Exercise details
Give back the full listing verbatim, apart from its images.

Recorded information
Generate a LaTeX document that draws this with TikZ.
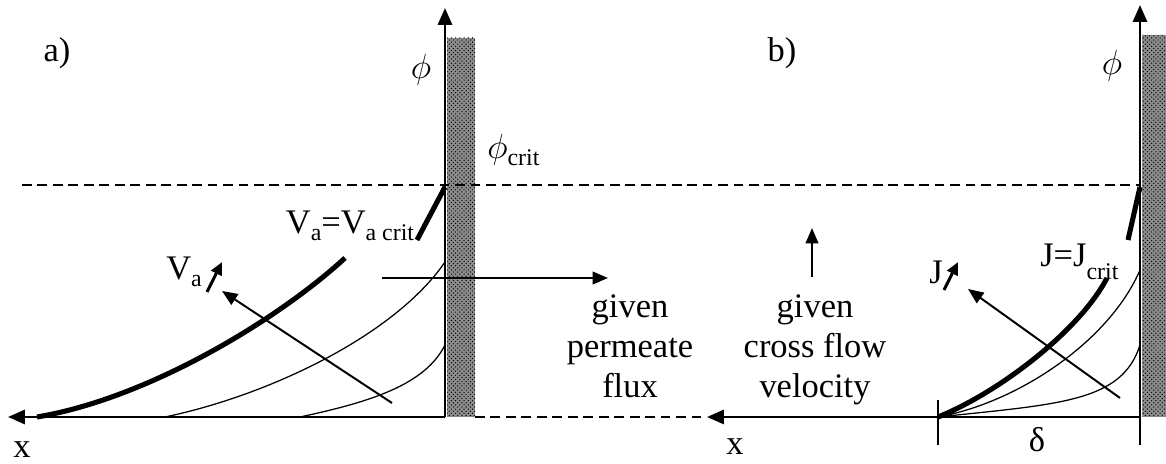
\documentclass[tikz,border=0pt]{standalone}
\usepackage{fontspec}
\setmainfont{Liberation Serif}
\usetikzlibrary{arrows.meta,patterns}
\newcommand{\lowtext}[1]{\raisebox{-0.45ex}{\fontsize{17}{17}\selectfont #1}}
\begin{document}
\begin{tikzpicture}[x=0.025cm,y=-0.025cm,
  axis/.style={line width=1.9pt,-{Triangle[width=10pt,length=12pt]}},
  flow/.style={line width=1.4pt,-{Triangle[width=9pt,length=11pt]}},
  small/.style={line width=2.2pt,-{Triangle[width=8pt,length=9pt]}},
  profile/.style={line width=0.9pt},
  crit/.style={line width=3.6pt},
  level/.style={line width=1.2pt,dash pattern=on 7pt off 4pt},
  tick/.style={line width=1pt},
  wall/.style={pattern=crosshatch dots},
  lbl/.style={font=\fontsize{24.5}{28.5}\selectfont,inner sep=0pt,align=center}]
\useasboundingbox (0,0) rectangle (1166,464);
% membranes
\fill[black!45] (447,38) rectangle (475,417);
\fill[wall] (447,38) rectangle (475,417);
\fill[black!45] (1142,35) rectangle (1166,417);
\fill[wall] (1142,35) rectangle (1166,417);
\path node[lbl] (a) at (57,53) {a)}
node[lbl] (b) at (782,53) {b)}
node[lbl] (phiA) at (421,70) {$\phi$}
node[lbl] (phiB) at (1112,66) {$\phi$}
node[lbl,anchor=west] (phicrit) at (487,150) {$\phi$\lowtext{crit}}
node[lbl] (Vcrit) at (350,226) {V\lowtext{a}=V\lowtext{a crit}}
node[lbl,anchor=west] (Jcrit) at (1040,262) {J=J\raisebox{-0.8ex}{\fontsize{17}{17}\selectfont crit}}
node[lbl] (Va) at (184,272) {V\lowtext{a}}
node[lbl] (J) at (936,272) {J}
node[lbl] (xA) at (22,450) {x}
node[lbl] (xB) at (735,447) {x}
node[lbl] (delta) at (1037,440) {δ}
node[lbl] (perm) at (630,346) {given\\permeate\\flux}
node[lbl] (cross) at (815,350) {given\\cross flow\\velocity}
coordinate (OA) at (445,417)
coordinate (TA) at (445,8)
coordinate (LA) at (8,417)
coordinate (WA) at (475,417)
coordinate (OB) at (1140,417)
coordinate (TB) at (1140,5)
coordinate (LB) at (707,417)
coordinate (SB) at (938,417)
coordinate (DL) at (22,185)
coordinate (DR) at (1140,185)
coordinate (PA) at (382,278)
coordinate (PB) at (608,278)
coordinate (CA) at (812,277)
coordinate (CB) at (812,228)
coordinate (VA1) at (392,403)
coordinate (VA2) at (222,291)
coordinate (JA1) at (1120,398)
coordinate (JA2) at (968,289)
coordinate (va1) at (207,292)
coordinate (va2) at (222,262)
coordinate (j1) at (944,290)
coordinate (j2) at (958,262)
;
% axes
\draw[axis] (OA) -- (TA);
\draw[axis] (OA) -- (LA);
\draw[axis] (OB) -- (TB);
\draw[axis] (OB) -- (LB);
\draw[level] (WA) -- (LB);
\draw[level] (DL) -- (DR);
\draw[tick] (938,400) -- (938,445);
\draw[tick] (OB) -- (1140,445);
% profiles a)
\draw[crit] (37,417) .. controls (150,398) and (280,318) .. (345,258);
\draw[crit] (417,240) -- (445,187);
\draw[profile] (165,417) .. controls (270,395) and (395,335) .. (445,262);
\draw[profile] (300,417) .. controls (370,402) and (425,385) .. (445,345);
% profiles b)
\draw[crit] (SB) .. controls (1000,392) and (1080,330) .. (1107,278);
\draw[crit] (1128,240) -- (1140,187);
\draw[profile] (SB) .. controls (1020,402) and (1110,340) .. (1140,270);
\draw[profile] (SB) .. controls (1060,404) and (1122,402) .. (1140,345);
% arrows
\draw[flow] (VA1) -- (VA2);
\draw[flow] (JA1) -- (JA2);
\draw[flow] (PA) -- (PB);
\draw[flow] (CA) -- (CB);
\draw[small] (va1) -- (va2);
\draw[small] (j1) -- (j2);
\end{tikzpicture}
\end{document}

Task answer
Generate a LaTeX document that draws this with TikZ.
\documentclass[tikz,border=0pt]{standalone}
\usepackage{fontspec}
\setmainfont{Liberation Serif}
\usetikzlibrary{arrows.meta,patterns}
\newcommand{\lowtext}[1]{\raisebox{-0.45ex}{\fontsize{17}{17}\selectfont #1}}
\begin{document}
\begin{tikzpicture}[x=0.025cm,y=-0.025cm,
  axis/.style={line width=1.9pt,-{Triangle[width=10pt,length=12pt]}},
  flow/.style={line width=1.4pt,-{Triangle[width=9pt,length=11pt]}},
  small/.style={line width=2.2pt,-{Triangle[width=8pt,length=9pt]}},
  profile/.style={line width=0.9pt},
  crit/.style={line width=3.6pt},
  level/.style={line width=1.2pt,dash pattern=on 7pt off 4pt},
  tick/.style={line width=1pt},
  wall/.style={pattern=crosshatch dots},
  lbl/.style={font=\fontsize{24.5}{28.5}\selectfont,inner sep=0pt,align=center}]
\useasboundingbox (0,0) rectangle (1166,464);
% membranes
\fill[black!45] (447,38) rectangle (475,417);
\fill[wall] (447,38) rectangle (475,417);
\fill[black!45] (1142,35) rectangle (1166,417);
\fill[wall] (1142,35) rectangle (1166,417);
\path node[lbl] (a) at (57,53) {a)}
node[lbl] (b) at (782,53) {b)}
node[lbl] (phiA) at (421,70) {$\phi$}
node[lbl] (phiB) at (1112,66) {$\phi$}
node[lbl,anchor=west] (phicrit) at (487,150) {$\phi$\lowtext{crit}}
node[lbl] (Vcrit) at (350,226) {V\lowtext{a}=V\lowtext{a crit}}
node[lbl,anchor=west] (Jcrit) at (1040,262) {J=J\raisebox{-0.8ex}{\fontsize{17}{17}\selectfont crit}}
node[lbl] (Va) at (184,272) {V\lowtext{a}}
node[lbl] (J) at (936,272) {J}
node[lbl] (xA) at (22,450) {x}
node[lbl] (xB) at (735,447) {x}
node[lbl] (delta) at (1037,440) {δ}
node[lbl] (perm) at (630,346) {given\\permeate\\flux}
node[lbl] (cross) at (815,350) {given\\cross flow\\velocity}
coordinate (OA) at (445,417)
coordinate (TA) at (445,8)
coordinate (LA) at (8,417)
coordinate (WA) at (475,417)
coordinate (OB) at (1140,417)
coordinate (TB) at (1140,5)
coordinate (LB) at (707,417)
coordinate (SB) at (938,417)
coordinate (DL) at (22,185)
coordinate (DR) at (1140,185)
coordinate (PA) at (382,278)
coordinate (PB) at (608,278)
coordinate (CA) at (812,277)
coordinate (CB) at (812,228)
coordinate (VA1) at (392,403)
coordinate (VA2) at (222,291)
coordinate (JA1) at (1120,398)
coordinate (JA2) at (968,289)
coordinate (va1) at (207,292)
coordinate (va2) at (222,262)
coordinate (j1) at (944,290)
coordinate (j2) at (958,262)
;
% axes
\draw[axis] (OA) -- (TA);
\draw[axis] (OA) -- (LA);
\draw[axis] (OB) -- (TB);
\draw[axis] (OB) -- (LB);
\draw[level] (WA) -- (LB);
\draw[level] (DL) -- (DR);
\draw[tick] (938,400) -- (938,445);
\draw[tick] (OB) -- (1140,445);
% profiles a)
\draw[crit] (37,417) .. controls (150,398) and (280,318) .. (345,258);
\draw[crit] (417,240) -- (445,187);
\draw[profile] (165,417) .. controls (270,395) and (395,335) .. (445,262);
\draw[profile] (300,417) .. controls (370,402) and (425,385) .. (445,345);
% profiles b)
\draw[crit] (SB) .. controls (1000,392) and (1080,330) .. (1107,278);
\draw[crit] (1128,240) -- (1140,187);
\draw[profile] (SB) .. controls (1020,402) and (1110,340) .. (1140,270);
\draw[profile] (SB) .. controls (1060,404) and (1122,402) .. (1140,345);
% arrows
\draw[flow] (VA1) -- (VA2);
\draw[flow] (JA1) -- (JA2);
\draw[flow] (PA) -- (PB);
\draw[flow] (CA) -- (CB);
\draw[small] (va1) -- (va2);
\draw[small] (j1) -- (j2);
\end{tikzpicture}
\end{document}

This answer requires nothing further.